The learning curve in minimally invasive liver surgery is a popular subject of research [11, 25, 26]. The reported learning curve ranges from 18 to 100 cases, depending on resection type and outcomes. The overall learning curve is 21 cases for minor and 45 cases for major hepatectomy [11]. Moreover, several studies have shown that a higher annual number of minimally invasive liver resections per center is associated with shorter length of stay, lower re-intervention rates and lower conversion rate [10, 27, 28].

Despite positive perioperative outcomes for both anatomically major and technically major liver, the learning curve for major hepatectomy was not matched. This might be explained by the fact that Netherlands population is relatively small compared to those of most European countries leading to lower case volume. In addition, defining the learning curve for MILS as a specific number of resections is debatable [29, 30]. Extensive experience in open liver resections, transplantation and previous training in other complex minimal invasive techniques are important factors that can dramatically influence the steepness of the learning curve and are frequently not considered.
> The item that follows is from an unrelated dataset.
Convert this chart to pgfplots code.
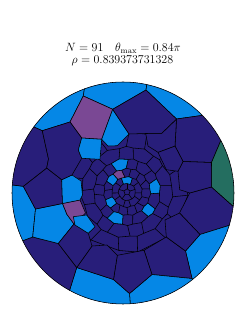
\documentclass[border=0pt]{standalone}
\usepackage{pgfplots}
\pgfplotsset{compat=1.18}
\definecolor{nv}{RGB}{40,30,122}
\definecolor{lb}{RGB}{5,135,230}
\definecolor{pu}{RGB}{122,72,148}
\definecolor{tl}{RGB}{36,110,96}
\pgfplotsset{cell/.style={draw=black, line width=0.55pt, line join=round},
  ml/.style={data cs=polar, draw=black, line width=0.55pt, line join=round},
  pc/.style={data cs=polar, draw=black, line width=0.55pt, line join=round}}
\begin{document}
\begin{tikzpicture}
\begin{scope}
\clip (123pt,138pt) circle (111pt);
\fill[nv] (123pt,138pt) circle (111pt);
% inner cells, polar about the dense centre (pixel 127,192)
\begin{axis}[scale only axis, width=245pt, height=331pt,
  xmin=-127, xmax=118, ymin=-139, ymax=192, hide axis, clip=false]
\addplot[ml] coordinates {(18,3.2)(90,3.2)(162,3.2)(234,3.2)(306,3.2)} -- cycle;
\addplot[ml] coordinates {(18,3.2)(18,8.5)};
\addplot[ml] coordinates {(90,3.2)(90,8.5)};
\addplot[ml] coordinates {(162,3.2)(162,8.5)};
\addplot[ml] coordinates {(234,3.2)(234,8.5)};
\addplot[ml] coordinates {(306,3.2)(306,8.5)};
\addplot[ml] coordinates {(18,8.5)(42,8.9)(66,8.2)(90,8.5)(114,8.8)(138,8.3)(162,8.5)(186,8.9)(210,8.2)(234,8.5)(258,8.7)(282,8.3)(306,8.5)(330,8.8)(354,8.2)} -- cycle;
\addplot[ml] coordinates {(42,8.9)(40,15.0)};
\addplot[ml] coordinates {(66,8.2)(68.8,14.6)};
\addplot[ml] coordinates {(114,8.8)(112,15.0)};
\addplot[ml] coordinates {(138,8.3)(140.8,14.6)};
\addplot[ml] coordinates {(186,8.9)(184,15.0)};
\addplot[ml] coordinates {(210,8.2)(212.8,14.6)};
\addplot[ml] coordinates {(258,8.7)(256,15.0)};
\addplot[ml] coordinates {(282,8.3)(284.8,14.6)};
\addplot[ml] coordinates {(330,8.8)(328,15.0)};
\addplot[ml] coordinates {(354,8.2)(356.8,14.6)};
\addplot[ml] coordinates {(11.2,15.4)(25.6,14.8)(40,15.0)(54.4,15.6)(68.8,14.6)(83.2,15.4)(97.6,14.8)(112,15.0)(126.4,15.6)(140.8,14.6)(155.2,15.4)(169.6,14.8)(184,15.0)(198.4,15.6)(212.8,14.6)(227.2,15.4)(241.6,14.8)(256,15.0)(270.4,15.6)(284.8,14.6)(299.2,15.4)(313.6,14.8)(328,15.0)(342.4,15.6)(356.8,14.6)} -- cycle;
\addplot[ml] coordinates {(11.2,15.4)(8,23.0)};
\addplot[ml] coordinates {(25.6,14.8)(32,22.4)};
\addplot[ml] coordinates {(54.4,15.6)(56,22.7)};
\addplot[ml] coordinates {(83.2,15.4)(80,23.0)};
\addplot[ml] coordinates {(97.6,14.8)(104,22.4)};
\addplot[ml] coordinates {(126.4,15.6)(128,22.7)};
\addplot[ml] coordinates {(155.2,15.4)(152,23.0)};
\addplot[ml] coordinates {(169.6,14.8)(176,22.4)};
\addplot[ml] coordinates {(198.4,15.6)(200,22.7)};
\addplot[ml] coordinates {(227.2,15.4)(224,23.0)};
\addplot[ml] coordinates {(241.6,14.8)(248,22.4)};
\addplot[ml] coordinates {(270.4,15.6)(272,22.7)};
\addplot[ml] coordinates {(299.2,15.4)(296,23.0)};
\addplot[ml] coordinates {(313.6,14.8)(320,22.4)};
\addplot[ml] coordinates {(342.4,15.6)(344,22.7)};
\addplot[ml] coordinates {(8,23.0)(20,23.8)(32,22.4)(44,23.5)(56,22.7)(68,23.9)(80,23.0)(92,23.8)(104,22.4)(116,23.5)(128,22.7)(140,23.9)(152,23.0)(164,23.8)(176,22.4)(188,23.5)(200,22.7)(212,23.9)(224,23.0)(236,23.8)(248,22.4)(260,23.5)(272,22.7)(284,23.9)(296,23.0)(308,23.8)(320,22.4)(332,23.5)(344,22.7)(356,23.9)} -- cycle;
\addplot[ml] coordinates {(20,23.8)(24,32.4)};
\addplot[ml] coordinates {(44,23.5)(41,32.8)};
\addplot[ml] coordinates {(68,23.9)(70,32.5)};
\addplot[ml] coordinates {(92,23.8)(88,32.6)};
\addplot[ml] coordinates {(116,23.5)(119,32.4)};
\addplot[ml] coordinates {(140,23.9)(137,32.8)};
\addplot[ml] coordinates {(164,23.8)(166,32.5)};
\addplot[ml] coordinates {(188,23.5)(184,32.6)};
\addplot[ml] coordinates {(212,23.9)(215,32.4)};
\addplot[ml] coordinates {(236,23.8)(233,32.8)};
\addplot[ml] coordinates {(260,23.5)(262,32.5)};
\addplot[ml] coordinates {(284,23.9)(280,32.6)};
\addplot[ml] coordinates {(308,23.8)(311,32.4)};
\addplot[ml] coordinates {(332,23.5)(329,32.8)};
\addplot[ml] coordinates {(356,23.9)(358,32.5)};
\addplot[ml] coordinates {(11,33.8)(24,32.4)(32.5,33.5)(41,32.8)(55.5,34.0)(70,32.5)(79,33.6)(88,32.6)(103.5,33.9)(119,32.4)(128,33.4)(137,32.8)(151.5,34.0)(166,32.5)(175,33.6)(184,32.6)(199.5,33.9)(215,32.4)(224,33.4)(233,32.8)(247.5,34.0)(262,32.5)(271,33.6)(280,32.6)(295.5,33.9)(311,32.4)(320,33.4)(329,32.8)(343.5,34.0)(358,32.5)} -- cycle;
\addplot[ml] coordinates {(11,33.8)(8,45.0)};
\addplot[ml] coordinates {(32.5,33.5)(36.5,44.2)};
\addplot[ml] coordinates {(55.5,34.0)(53.5,44.6)};
\addplot[ml] coordinates {(79,33.6)(82,44.4)};
\addplot[ml] coordinates {(103.5,33.9)(99.5,44.0)};
\addplot[ml] coordinates {(128,33.4)(131,44.8)};
\addplot[ml] coordinates {(151.5,34.0)(148,44.2)};
\addplot[ml] coordinates {(175,33.6)(178,44.6)};
\addplot[ml] coordinates {(199.5,33.9)(196.5,44.4)};
\addplot[ml] coordinates {(224,33.4)(227,44.0)};
\addplot[ml] coordinates {(247.5,34.0)(244,44.8)};
\addplot[ml] coordinates {(271,33.6)(274,44.2)};
\addplot[ml] coordinates {(295.5,33.9)(292,44.6)};
\addplot[ml] coordinates {(320,33.4)(323,44.4)};
\addplot[ml] coordinates {(343.5,34.0)(340,44.0)};
\addplot[ml] coordinates {(8,45.0)(22.25,46.2)(36.5,44.2)(45,45.8)(53.5,44.6)(67.75,46.4)(82,44.4)(90.75,45.6)(99.5,44.0)(115.25,46.0)(131,44.8)(139.5,45.4)(148,44.2)(163,46.2)(178,44.6)(187.25,45.8)(196.5,44.4)(211.75,46.4)(227,44.0)(235.5,45.6)(244,44.8)(259,46.0)(274,44.2)(283,45.4)(292,44.6)(307.5,46.2)(323,44.4)(331.5,45.8)(340,44.0)(354,46.0)} -- cycle;
\addplot[ml] coordinates {(22.25,46.2)(25,60)};
\addplot[ml] coordinates {(45,45.8)(42,59)};
\addplot[ml] coordinates {(67.75,46.4)(71,61)};
\addplot[ml] coordinates {(90.75,45.6)(88,60)};
\addplot[ml] coordinates {(115.25,46.0)(118,59)};
\addplot[ml] coordinates {(139.5,45.4)(137,61)};
\addplot[ml] coordinates {(163,46.2)(166,60)};
\addplot[ml] coordinates {(187.25,45.8)(184,59)};
\addplot[ml] coordinates {(211.75,46.4)(215,61)};
\addplot[ml] coordinates {(235.5,45.6)(233,60)};
\addplot[ml] coordinates {(259,46.0)(262,59)};
\addplot[ml] coordinates {(283,45.4)(280,61)};
\addplot[ml] coordinates {(307.5,46.2)(310,60)};
\addplot[ml] coordinates {(331.5,45.8)(329,59)};
\addplot[ml] coordinates {(354,46.0)(357,61)};
\addplot[ml] coordinates {(25,60)(42,59)(71,61)(88,60)(118,59)(137,61)(166,60)(184,59)(215,61)(233,60)(262,59)(280,61)(310,60)(329,59)(357,61)} -- cycle;
% coloured small cells
\addplot[pc, fill=lb] coordinates {(66,8.2)(90,8.5)(114,8.8)(112,15.0)(97.6,14.8)(83.2,15.4)(68.8,14.6)} -- cycle;
\addplot[pc, fill=pu] coordinates {(97.6,14.8)(112,15.0)(126.4,15.6)(128,22.7)(116,23.5)(104,22.4)} -- cycle;
\addplot[pc, fill=lb] coordinates {(126.4,15.6)(140.8,14.6)(155.2,15.4)(152,23.0)(140,23.9)(128,22.7)} -- cycle;
\addplot[pc, fill=lb] coordinates {(198.4,15.6)(212.8,14.6)(227.2,15.4)(224,23.0)(212,23.9)(200,22.7)} -- cycle;
\addplot[pc, fill=lb] coordinates {(92,23.8)(104,22.4)(116,23.5)(119,32.4)(103.5,33.9)(88,32.6)} -- cycle;
\addplot[pc, fill=lb] coordinates {(236,23.8)(248,22.4)(260,23.5)(262,32.5)(247.5,34.0)(233,32.8)} -- cycle;
\addplot[pc, fill=lb] coordinates {(308,23.8)(320,22.4)(332,23.5)(329,32.8)(320,33.4)(311,32.4)} -- cycle;
\addplot[pc, fill=lb] coordinates {(356,23.9)(8,23.0)(20,23.8)(24,32.4)(11,33.8)(358,32.5)} -- cycle;
\end{axis}
% outer cells in pixel coordinates
\begin{axis}[scale only axis, width=245pt, height=331pt,
  xmin=0, xmax=245, ymin=0, ymax=331, y dir=reverse, hide axis, clip=false]
\addplot[cell, fill=lb] coordinates {(15,110)(27,124)(42.3,130.7)(70,122)(83.3,96)(85.5,82)(50,85)} -- cycle;
\addplot[cell, fill=lb] coordinates {(83.3,96)(112.7,109.3)(146,90)(147.5,80)(123,75)(85.5,82)} -- cycle;
\addplot[cell, fill=pu] coordinates {(83.3,96)(112.7,109.3)(101.7,139.3)(81.7,138)(70,122)} -- cycle;
\addplot[cell, fill=lb] coordinates {(146,90)(176.5,119)(201.5,115.5)(215,105)(190,80)(147.5,80)} -- cycle;
\addplot[cell, fill=nv] coordinates {(176.5,119)(201.5,115.5)(215,105)(235,130)(221.5,139)(211.5,162.5)(183,161.5)(175,146)} -- cycle;
\addplot[cell, fill=tl] coordinates {(221.5,139)(211.5,162.5)(211.3,187)(240,212.5)(250,180)(235,130)} -- cycle;
\addplot[cell, fill=nv] coordinates {(189.7,193)(211.3,187)(240,212.5)(240,222)(200,234.5)(179.5,213)} -- cycle;
\addplot[cell, fill=nv] coordinates {(183,161.5)(211.5,162.5)(211.3,187)(189.7,193)(179.7,189.7)(178,171.3)} -- cycle;
\addplot[cell, fill=nv] coordinates {(175,146)(183,161.5)(178,171.3)(166.3,169.7)(158,152.3)} -- cycle;
\addplot[cell, fill=nv] coordinates {(145.7,133.5)(161.7,133.3)(176.5,119)(175,146)(158,152.3)(148,146)} -- cycle;
\addplot[cell, fill=lb] coordinates {(200,234.5)(240,222)(240,250)(215,280)(196,285)(192,278.5)(185.5,251)} -- cycle;
\addplot[cell, fill=nv] coordinates {(144,250.3)(166.3,237)(185.5,251)(192,278.5)(152,274.5)} -- cycle;
\addplot[cell, fill=nv] coordinates {(166.3,237)(165,220)(179.5,213)(200,234.5)(185.5,251)} -- cycle;
\addplot[cell, fill=lb] coordinates {(129.5,293.5)(152,274.5)(192,278.5)(200,290)(170,320)(131,318)(130.5,308)} -- cycle;
\addplot[cell, fill=lb] coordinates {(76.7,267.5)(113.5,279.5)(129.5,293.5)(130.5,308)(95,320)(67.5,297)} -- cycle;
\addplot[cell, fill=nv] coordinates {(32.7,237)(58.3,243.5)(76.7,267.5)(67.5,297)(35,290)(10,260)(18,242.5)} -- cycle;
\addplot[cell, fill=lb] coordinates {(23.3,186.3)(35.5,209)(32.7,237)(18,242.5)(0,235)(0,185)(5,184)} -- cycle;
\addplot[cell, fill=lb] coordinates {(35.5,209)(62.5,203.5)(67,214.5)(74,224)(58.3,243.5)(32.7,237)} -- cycle;
\addplot[cell, fill=pu] coordinates {(62.5,203.5)(80,200)(85.5,213)(74,224)(67,214.5)} -- cycle;
\addplot[cell, fill=nv] coordinates {(23.3,186.3)(46.7,168)(61.7,179.7)(62.5,203.5)(35.5,209)} -- cycle;
\addplot[cell, fill=lb] coordinates {(61.7,179.7)(72,175)(81,181)(82.5,195)(80,200)(62.5,203.5)} -- cycle;
\addplot[cell, fill=nv] coordinates {(23.3,186.3)(46.7,168)(48.5,159)(42.3,130.7)(27,124)(5,150)(5,184)} -- cycle;
\addplot[cell, fill=nv] coordinates {(42.3,130.7)(70,122)(81.7,138)(78.3,150)(81.7,158.3)(72,175)(61.7,179.7)(46.7,168)(48.5,159)} -- cycle;
\addplot[cell, fill=lb] coordinates {(81.7,138)(101.7,139.3)(100,159.3)(81.7,158.3)(78.3,150)} -- cycle;
\addplot[cell, fill=lb] coordinates {(112.7,109.3)(129,134)(117.3,145.7)(108,146)(101.7,139.3)} -- cycle;
\addplot[cell, fill=nv] coordinates {(112.7,109.3)(146,90)(176.5,119)(161.7,133.3)(145.7,133.5)(129,134)} -- cycle;
\addplot[cell, fill=nv] coordinates {(117.3,255.3)(144,250.3)(152,274.5)(129.5,293.5)(113.5,279.5)} -- cycle;
\addplot[cell, fill=nv] coordinates {(76.7,267.5)(92,246)(107,245)(117.3,255.3)(113.5,279.5)} -- cycle;
\addplot[cell, fill=nv] coordinates {(58.3,243.5)(74,224)(88.3,233.3)(92,246)(76.7,267.5)} -- cycle;
\addplot[cell, fill=lb] coordinates {(73.3,216.7)(86.7,215)(95,226.7)(88.3,233.3)(75,225)} -- cycle;
\end{axis}
\end{scope}
\draw[black, line width=0.55pt] (123pt,138pt) circle (111pt);
\node[anchor=base, inner sep=0pt, font=\fontsize{11.8}{14}\selectfont] at (123pt,279pt) {$N=91\quad\theta_{\max}=0.84\pi$};
\node[anchor=base, inner sep=0pt, font=\fontsize{11.8}{14}\selectfont] at (122.5pt,267pt) {$\rho=0.839373731328$};
\path (0pt,0pt) rectangle (245pt,331pt);
\end{tikzpicture}
\end{document}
For these reasons, the dichotomy presented by our center in being a national high-volume experienced HPB and transplant center, but a low-volume European center might also be accountable for the satisfactory outcomes observed after major resections which might not be reproducible in nationwide low-volume centers.

This suggested that patients’ outcomes were influenced not only by the annual volume of MILS performed but also by advanced competency in open HPB surgery and liver transplant.

To further prove the above-mentioned concept, we analyzed the impact of liver cirrhosis, a well-known predictor of adverse surgical outcomes, even in expert centers [31], on postoperative outcomes. A total of 21 cirrhotic patients underwent MILS. Their perioperative outcomes were comparable to those of patients without cirrhosis. While liver surgery in cirrhotic patients is very common in Asian center, its numbers are considerably lower in Western countries [32]. Despite the low number of cirrhotic patients in the current study, surgical outcomes were consistent with the ones achieved in international reports [32, 33]. The encouraging results obtained are, again, suggesting that cautious implementation of MILS programs can be promising in low-volume centers.

Finally, the 99% R0 resection rate in patients with malignant lesions was higher when compared with previous series [34, 35]. These promising results demonstrate that the program has always been oncologically safe.

The study has limitations that are mostly related to the retrospective study design. The outcomes should be interpreted in light of the selection of patients for a minimally invasive approach.

In conclusion, this report on 212 minimally invasive liver resection over 11 years of inclusion demonstrates that careful implementation of a MILS program is effective and should be fostered. With careful patient selection, surgical outcomes are acceptable, even in cirrhotic patients. Although procedural volume might be predictive of outcomes, extensive experience in the HPB field and advanced expertise in MILS could attenuate hospital–volume effects on perioperative outcomes.